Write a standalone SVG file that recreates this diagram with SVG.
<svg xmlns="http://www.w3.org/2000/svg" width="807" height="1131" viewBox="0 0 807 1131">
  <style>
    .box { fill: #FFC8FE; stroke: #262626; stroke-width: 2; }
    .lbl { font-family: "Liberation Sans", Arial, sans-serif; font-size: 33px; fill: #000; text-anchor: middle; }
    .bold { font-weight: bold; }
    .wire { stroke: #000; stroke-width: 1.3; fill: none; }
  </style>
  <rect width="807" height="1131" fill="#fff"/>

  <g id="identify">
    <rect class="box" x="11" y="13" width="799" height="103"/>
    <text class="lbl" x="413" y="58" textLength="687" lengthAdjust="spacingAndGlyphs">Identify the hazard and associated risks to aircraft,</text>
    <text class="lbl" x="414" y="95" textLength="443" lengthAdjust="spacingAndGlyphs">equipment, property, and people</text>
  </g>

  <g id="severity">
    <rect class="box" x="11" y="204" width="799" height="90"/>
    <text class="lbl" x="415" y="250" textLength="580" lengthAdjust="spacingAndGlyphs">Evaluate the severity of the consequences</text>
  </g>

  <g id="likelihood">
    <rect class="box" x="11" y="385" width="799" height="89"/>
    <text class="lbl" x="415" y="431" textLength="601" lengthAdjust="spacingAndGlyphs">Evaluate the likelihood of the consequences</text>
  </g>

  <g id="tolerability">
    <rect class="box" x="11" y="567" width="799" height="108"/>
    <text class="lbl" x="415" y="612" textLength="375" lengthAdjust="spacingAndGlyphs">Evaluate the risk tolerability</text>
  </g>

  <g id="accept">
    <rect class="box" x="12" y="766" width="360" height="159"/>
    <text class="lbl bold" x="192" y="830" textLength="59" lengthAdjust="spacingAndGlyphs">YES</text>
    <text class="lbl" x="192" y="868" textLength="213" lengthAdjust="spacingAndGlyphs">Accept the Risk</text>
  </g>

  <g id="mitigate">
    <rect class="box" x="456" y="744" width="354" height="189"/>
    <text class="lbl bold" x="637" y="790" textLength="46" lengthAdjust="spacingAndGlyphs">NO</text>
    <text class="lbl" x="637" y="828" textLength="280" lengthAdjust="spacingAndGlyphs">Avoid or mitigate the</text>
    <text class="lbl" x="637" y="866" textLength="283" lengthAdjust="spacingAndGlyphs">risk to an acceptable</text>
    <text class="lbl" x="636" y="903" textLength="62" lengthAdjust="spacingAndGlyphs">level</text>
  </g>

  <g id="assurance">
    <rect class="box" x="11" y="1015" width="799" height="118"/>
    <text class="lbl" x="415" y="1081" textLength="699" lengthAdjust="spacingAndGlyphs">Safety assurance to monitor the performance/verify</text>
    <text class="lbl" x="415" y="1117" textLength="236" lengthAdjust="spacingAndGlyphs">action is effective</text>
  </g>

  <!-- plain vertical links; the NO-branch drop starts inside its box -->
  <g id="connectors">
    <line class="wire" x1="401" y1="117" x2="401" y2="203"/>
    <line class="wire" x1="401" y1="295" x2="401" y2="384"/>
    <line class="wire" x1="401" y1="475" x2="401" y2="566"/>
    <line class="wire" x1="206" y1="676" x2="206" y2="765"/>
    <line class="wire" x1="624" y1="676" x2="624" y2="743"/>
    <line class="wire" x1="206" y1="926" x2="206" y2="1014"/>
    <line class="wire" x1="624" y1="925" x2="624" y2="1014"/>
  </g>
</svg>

(Description of the task) Once more, set down the full listing, verbatim.

(Solution for this problem)
Write a standalone SVG file that recreates this diagram with SVG.
<svg xmlns="http://www.w3.org/2000/svg" width="807" height="1131" viewBox="0 0 807 1131">
  <style>
    .box { fill: #FFC8FE; stroke: #262626; stroke-width: 2; }
    .lbl { font-family: "Liberation Sans", Arial, sans-serif; font-size: 33px; fill: #000; text-anchor: middle; }
    .bold { font-weight: bold; }
    .wire { stroke: #000; stroke-width: 1.3; fill: none; }
  </style>
  <rect width="807" height="1131" fill="#fff"/>

  <g id="identify">
    <rect class="box" x="11" y="13" width="799" height="103"/>
    <text class="lbl" x="413" y="58" textLength="687" lengthAdjust="spacingAndGlyphs">Identify the hazard and associated risks to aircraft,</text>
    <text class="lbl" x="414" y="95" textLength="443" lengthAdjust="spacingAndGlyphs">equipment, property, and people</text>
  </g>

  <g id="severity">
    <rect class="box" x="11" y="204" width="799" height="90"/>
    <text class="lbl" x="415" y="250" textLength="580" lengthAdjust="spacingAndGlyphs">Evaluate the severity of the consequences</text>
  </g>

  <g id="likelihood">
    <rect class="box" x="11" y="385" width="799" height="89"/>
    <text class="lbl" x="415" y="431" textLength="601" lengthAdjust="spacingAndGlyphs">Evaluate the likelihood of the consequences</text>
  </g>

  <g id="tolerability">
    <rect class="box" x="11" y="567" width="799" height="108"/>
    <text class="lbl" x="415" y="612" textLength="375" lengthAdjust="spacingAndGlyphs">Evaluate the risk tolerability</text>
  </g>

  <g id="accept">
    <rect class="box" x="12" y="766" width="360" height="159"/>
    <text class="lbl bold" x="192" y="830" textLength="59" lengthAdjust="spacingAndGlyphs">YES</text>
    <text class="lbl" x="192" y="868" textLength="213" lengthAdjust="spacingAndGlyphs">Accept the Risk</text>
  </g>

  <g id="mitigate">
    <rect class="box" x="456" y="744" width="354" height="189"/>
    <text class="lbl bold" x="637" y="790" textLength="46" lengthAdjust="spacingAndGlyphs">NO</text>
    <text class="lbl" x="637" y="828" textLength="280" lengthAdjust="spacingAndGlyphs">Avoid or mitigate the</text>
    <text class="lbl" x="637" y="866" textLength="283" lengthAdjust="spacingAndGlyphs">risk to an acceptable</text>
    <text class="lbl" x="636" y="903" textLength="62" lengthAdjust="spacingAndGlyphs">level</text>
  </g>

  <g id="assurance">
    <rect class="box" x="11" y="1015" width="799" height="118"/>
    <text class="lbl" x="415" y="1081" textLength="699" lengthAdjust="spacingAndGlyphs">Safety assurance to monitor the performance/verify</text>
    <text class="lbl" x="415" y="1117" textLength="236" lengthAdjust="spacingAndGlyphs">action is effective</text>
  </g>

  <!-- plain vertical links; the NO-branch drop starts inside its box -->
  <g id="connectors">
    <line class="wire" x1="401" y1="117" x2="401" y2="203"/>
    <line class="wire" x1="401" y1="295" x2="401" y2="384"/>
    <line class="wire" x1="401" y1="475" x2="401" y2="566"/>
    <line class="wire" x1="206" y1="676" x2="206" y2="765"/>
    <line class="wire" x1="624" y1="676" x2="624" y2="743"/>
    <line class="wire" x1="206" y1="926" x2="206" y2="1014"/>
    <line class="wire" x1="624" y1="925" x2="624" y2="1014"/>
  </g>
</svg>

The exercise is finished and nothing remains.